The implementation of iterators in C# and its consequences (part 2)

Raymond Chen

Now that you have the basic idea behind iterators under your belt, you can already answer some questions on iterator usage. Here’s a scenario based on actual events:

I have an iterator that is rather long and complicated, so I’d like to refactor it. For illustrative purposes, let’s say that the enumerator counts from 1 to 100 twice. (In real life, of course, the iterator will not be this simple.)

IEnumerable<int> CountTo100Twice()
{
 int i;
 for (i = 1; i <= 100; i++) {
  yield return i;
 }
 for (i = 1; i <= 100; i++) {
  yield return i;
 }
}

As we learned in Programming 101, we can pull common code into a subroutine and call the subroutine.
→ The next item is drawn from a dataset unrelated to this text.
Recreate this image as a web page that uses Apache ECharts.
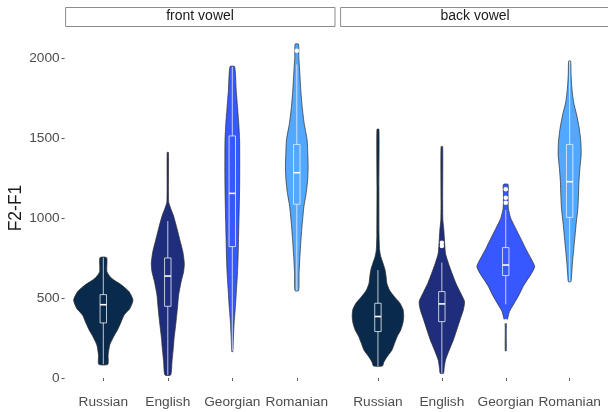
<!DOCTYPE html>
<html>
<head>
<meta charset="utf-8">
<script src="https://cdn.jsdelivr.net/npm/echarts@6/dist/echarts.min.js"></script>
<style>
html,body{margin:0;padding:0;background:#fff;}
#chart{width:608px;height:412px;}
</style>
</head>
<body>
<div id="chart"></div>
<script>
// ---------------- DATA ----------------
const categories = ['Russian', 'English', 'Georgian', 'Romanian'];
const facets = ['front vowel', 'back vowel'];
const yTicks = [0, 500, 1000, 1500, 2000];
const yAxisTitle = 'F2-F1';

// violin outlines: [F2-F1 value, half width in category units]
const frontRussianViolin = [[752,0.052],[664,0.057],[623,0.129],[581,0.284],[539,0.40],[487,0.46],[435,0.413],[394,0.323],[344,0.27],[300,0.22],[258,0.16],[206,0.10],[144,0.075],[85,0.07]];
const frontEnglishViolin = [[1410,0.01],[1102,0.013],[1060,0.045],[1018,0.085],[935,0.142],[852,0.194],[789,0.233],[717,0.256],[664,0.245],[602,0.207],[519,0.168],[446,0.152],[360,0.13],[310,0.116],[237,0.095],[206,0.09],[102,0.065],[19,0.045]];
const frontGeorgianViolin = [[1946,0.036],[1800,0.06],[1696,0.08],[1592,0.10],[1488,0.113],[1383,0.115],[1279,0.115],[1175,0.113],[1071,0.108],[967,0.102],[863,0.096],[758,0.09],[654,0.08],[550,0.064],[446,0.048],[342,0.028],[238,0.016],[165,0.008]];
const frontRomanianViolin = [[2087,0.026],[2008,0.031],[1904,0.047],[1800,0.062],[1696,0.083],[1592,0.114],[1488,0.16],[1383,0.172],[1321,0.176],[1238,0.168],[1154,0.145],[1071,0.11],[967,0.085],[863,0.065],[758,0.048],[654,0.035],[546,0.028]];
const backRussianViolin = [[1554,0.016],[1200,0.015],[900,0.017],[800,0.026],[758,0.045],[717,0.08],[675,0.112],[633,0.128],[592,0.14],[550,0.18],[508,0.258],[467,0.345],[425,0.395],[383,0.403],[342,0.39],[300,0.357],[258,0.30],[217,0.26],[175,0.22],[133,0.145],[100,0.093],[75,0.07]];
const backEnglishViolin = [[1446,0.013],[1100,0.013],[988,0.016],[925,0.031],[862,0.041],[779,0.057],[717,0.103],[654,0.16],[592,0.22],[529,0.297],[477,0.355],[425,0.336],[363,0.284],[300,0.233],[238,0.181],[175,0.116],[112,0.057],[60,0.036],[29,0.026]];
const backGeorgianViolin = [[1210,0.036],[1144,0.036],[1060,0.041],[998,0.078],[935,0.155],[873,0.233],[810,0.31],[748,0.393],[696,0.452],[644,0.388],[581,0.284],[519,0.207],[456,0.116],[415,0.057],[373,0.03],[352,0.012],[300,0.008],[169,0.008]];
const backRomanianViolin = [[1981,0.015],[1894,0.022],[1810,0.035],[1727,0.06],[1644,0.11],[1560,0.15],[1477,0.175],[1394,0.18],[1310,0.16],[1227,0.145],[1144,0.138],[1060,0.128],[977,0.105],[894,0.085],[810,0.065],[727,0.045],[644,0.03],[602,0.02]];

// boxplots: [lower whisker, Q1, median, Q3, upper whisker]
const frontBoxes = [[85,344,458,521,752],[19,448,637,750,981],[169,821,1154,1513,1946],[546,1086,1283,1460,1960]];
const backBoxes = [[75,290,384,467,675],[29,352,463,540,721],[460,640,706,815,1050],[602,1004,1227,1460,1981]];

// outliers: [category position, value]
const frontOutliers = [[4,2046]];
const backOutliers = [[2,846],[2,825],[3,1179],[3,1127],[3,1096],[3,355]];

const colors = ['#0a2a4c', '#1f2d7d', '#3758ff', '#52a7ff'];

// ---------------- BUILD ----------------
const frontViolins = [frontRussianViolin, frontEnglishViolin, frontGeorgianViolin, frontRomanianViolin];
const backViolins = [backRussianViolin, backEnglishViolin, backGeorgianViolin, backRomanianViolin];

function violinSeries(profiles, axisIdx) {
  return {
    type: 'custom', xAxisIndex: axisIdx, yAxisIndex: axisIdx, silent: true,
    data: categories.map((c, i) => [i + 1, 0]),
    renderItem: function (params, api) {
      const pos = api.value(0);
      const prof = profiles[pos - 1];
      const pts = [];
      for (let k = 0; k < prof.length; k++) pts.push(api.coord([pos + prof[k][1], prof[k][0]]));
      for (let k = prof.length - 1; k >= 0; k--) pts.push(api.coord([pos - prof[k][1], prof[k][0]]));
      return {
        type: 'polygon',
        shape: { points: pts, smooth: 0.2 },
        style: { fill: colors[pos - 1], stroke: '#2b2b2b', lineWidth: 0.7 }
      };
    }
  };
}

function boxSeries(boxes, axisIdx) {
  const hw = 0.05;
  return {
    type: 'custom', xAxisIndex: axisIdx, yAxisIndex: axisIdx, silent: true, z: 5,
    data: boxes.map((b, i) => [i + 1].concat(b)),
    renderItem: function (params, api) {
      const pos = api.value(0);
      const lo = api.value(1), q1 = api.value(2), med = api.value(3), q3 = api.value(4), hi = api.value(5);
      const a = api.coord([pos - hw, q3]);
      const b = api.coord([pos + hw, q1]);
      const m1 = api.coord([pos - hw, med]);
      const m2 = api.coord([pos + hw, med]);
      const wTop = api.coord([pos, hi]);
      const wQ3 = api.coord([pos, q3]);
      const wQ1 = api.coord([pos, q1]);
      const wBot = api.coord([pos, lo]);
      const st = { stroke: 'rgba(235,240,248,0.8)', lineWidth: 1, fill: null };
      return {
        type: 'group',
        children: [
          { type: 'line', shape: { x1: wTop[0], y1: wTop[1], x2: wQ3[0], y2: wQ3[1] }, style: st },
          { type: 'line', shape: { x1: wQ1[0], y1: wQ1[1], x2: wBot[0], y2: wBot[1] }, style: st },
          { type: 'rect', shape: { x: a[0], y: a[1], width: b[0] - a[0], height: b[1] - a[1] }, style: st },
          { type: 'line', shape: { x1: m1[0], y1: m1[1], x2: m2[0], y2: m2[1] }, style: { stroke: '#ffffff', lineWidth: 1.6 } }
        ]
      };
    }
  };
}

function outlierSeries(pts, axisIdx) {
  return {
    type: 'scatter', xAxisIndex: axisIdx, yAxisIndex: axisIdx, silent: true, z: 6,
    data: pts, symbolSize: 4.5, itemStyle: { color: '#ffffff', opacity: 1 }
  };
}

const FONT = '"Liberation Sans", Arial, sans-serif';
const gridTop = 27, gridBottom = 23, gridW = 270.9;
const panelLefts = [64.6, 339.6];

function xAxis(i) {
  return {
    type: 'value', gridIndex: i, min: 0.4, max: 4.6,
    axisLine: { show: false },
    splitLine: { show: false },
    axisTick: { show: true, length: 3, customValues: [1, 2, 3, 4], lineStyle: { color: '#333333', width: 0.8 } },
    axisLabel: { show: true, customValues: [1, 2, 3, 4], margin: 6, color: '#4d4d4d', fontSize: 13.7, fontFamily: FONT,
      formatter: v => categories[Math.round(v) - 1] || '' }
  };
}
function yAxis(i) {
  return {
    type: 'value', gridIndex: i, min: -69, max: 2194,
    axisLine: { show: false },
    splitLine: { show: false },
    name: i === 0 ? yAxisTitle : '',
    nameLocation: 'middle', nameGap: 36, nameRotate: 90,
    nameTextStyle: { fontSize: 17.5, color: '#1a1a1a', fontFamily: FONT },
    axisTick: { show: i === 0, length: 3, customValues: yTicks, lineStyle: { color: '#333333', width: 0.8 } },
    axisLabel: { show: i === 0, customValues: yTicks, margin: 5, color: '#4d4d4d', fontSize: 13.7, fontFamily: FONT,
      formatter: v => String(v) }
  };
}

const graphics = [];
facets.forEach((f, i) => {
  graphics.push({ type: 'rect', left: panelLefts[i] + 0.5, top: 7, shape: { width: gridW - 1.5, height: 19 },
    style: { fill: '#ffffff', stroke: '#8c8c8c', lineWidth: 1 } });
  graphics.push({ type: 'text', x: panelLefts[i] + gridW / 2, y: 16.5,
    style: { text: f, fill: '#1a1a1a', fontSize: 14, fontFamily: FONT, align: 'center', verticalAlign: 'middle' } });
});

const option = {
  animation: false,
  backgroundColor: '#ffffff',
  grid: panelLefts.map(l => ({ left: l, width: gridW, top: gridTop, bottom: gridBottom })),
  xAxis: [xAxis(0), xAxis(1)],
  yAxis: [yAxis(0), yAxis(1)],
  graphic: graphics,
  series: [
    violinSeries(frontViolins, 0), boxSeries(frontBoxes, 0), outlierSeries(frontOutliers, 0),
    violinSeries(backViolins, 1), boxSeries(backBoxes, 1), outlierSeries(backOutliers, 1)
  ]
};

const chart = echarts.init(document.getElementById('chart'), null, { renderer: 'canvas' });
chart.setOption(option);
</script>
</body>
</html>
But when I do this, I get a compiler error:

IEnumerable<int> CountTo100Twice()
{
 CountTo100();
 CountTo100();
}

void CountTo100() { int i; for (i = 1; i <= 100; i++) { yield return i; } }

What am I doing wrong? How can I move the “count to 100” into a subroutine and call it twice from the CountTo100Twice function?
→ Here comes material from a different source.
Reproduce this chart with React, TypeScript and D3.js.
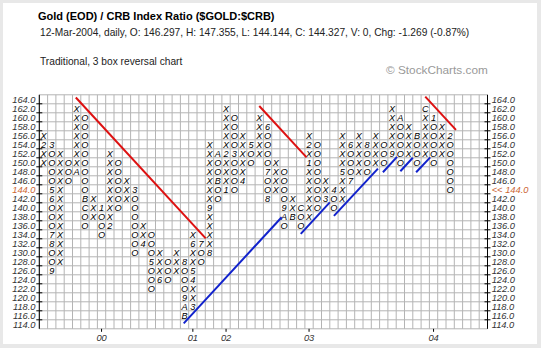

As we saw last time, iterators are not coroutines. The technique above would have worked great had we built iterators out of, say, fibers instead of building them out of state machines. As state machines, all yield return statements must occur at the “top level”. So how do you iterate with the help of subroutines?

You make the subroutine its own iterator and suck the results out from the main function:

IEnumerable<int> CountTo100Twice()
{
 foreach (int i in CountTo100()) yield return i;
 foreach (int i in CountTo100()) yield return i;
}

IEnumerable<int> CountTo100() { for (i = 1; i <= 100; i++) { yield return i; } }

Exercise: Consider the following fragment:

 foreach (int i in CountTo100Twice()) {
  …
 }

Explain what happens on the 150th call to MoveNext() in the above loop. Discuss its consequences for recursive enumerators (such as tree traversal).